Once data is in a DataSet or DataTable, you can easily iterate through rows, access column values, filter, sort, and update data.

Iterating through Rows:


// Assuming 'customers' is a DataTable
foreach (DataRow row in customers.Rows)
{
    Console.WriteLine($"CustomerID: {row["CustomerID"]}, Name: {row["CustomerName"]}");
}
            

Filtering Data:

Filtering can be done using DataView or LINQ to DataSet.

Using DataView:


DataView dv = new DataView(myDataSet.Tables["Customers"]);
dv.RowFilter = "CustomerID > 5"; // Example filter

foreach (DataRowView rowView in dv)
{
    Console.WriteLine($"Filtered Customer: {rowView["CustomerName"]}");
}
            

Using LINQ to DataSet:


var filteredCustomers = from custRow in myDataSet.Tables["Customers"].AsEnumerable()
                        where custRow.Field<int>("CustomerID") > 5
                        select custRow.Field<string>("CustomerName");

foreach (string customerName in filteredCustomers)
{
    Console.WriteLine($"Filtered Customer (LINQ): {customerName}");
}
            

Handling Changes

When working in a disconnected scenario, you need to track changes made to the data and then send those changes back to the data source.
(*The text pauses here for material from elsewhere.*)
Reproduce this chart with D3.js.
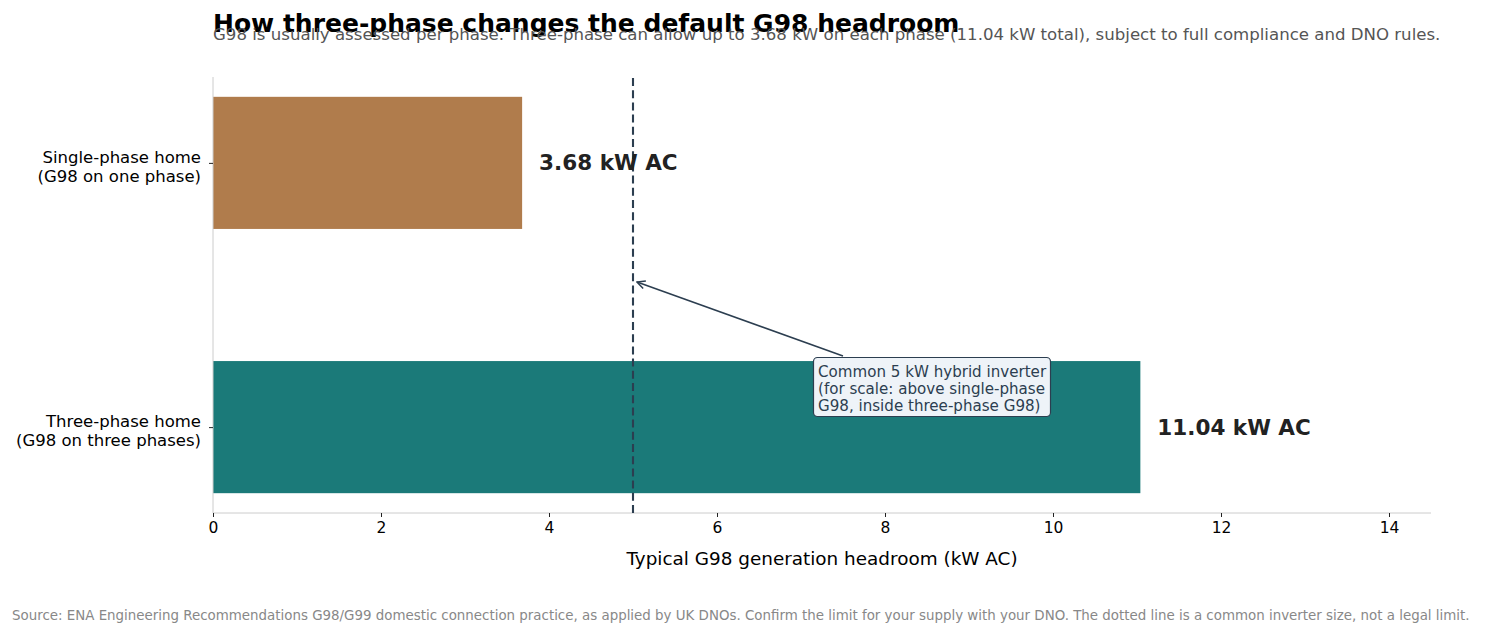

The DataTable's AcceptChanges() and RejectChanges() methods, along with RowState and row versions, are key to this process.

Note on Row State

Each DataRow has a RowState property that indicates its status: Unchanged, Added, Modified, or Deleted. This state is crucial for determining which rows need to be updated in the database.

Conclusion

DataSet and DataTable are powerful tools in ADO.NET for managing data in memory. They provide flexibility and efficiency, especially for applications that require disconnected data access, complex data manipulation, or data caching. Understanding their features and how to use them effectively is fundamental to building robust data-driven applications with .NET.

Tip

For new development, consider using Entity Framework or other ORMs for more abstract and higher-level data access. However, DataSet and DataTable remain relevant for specific scenarios and legacy applications.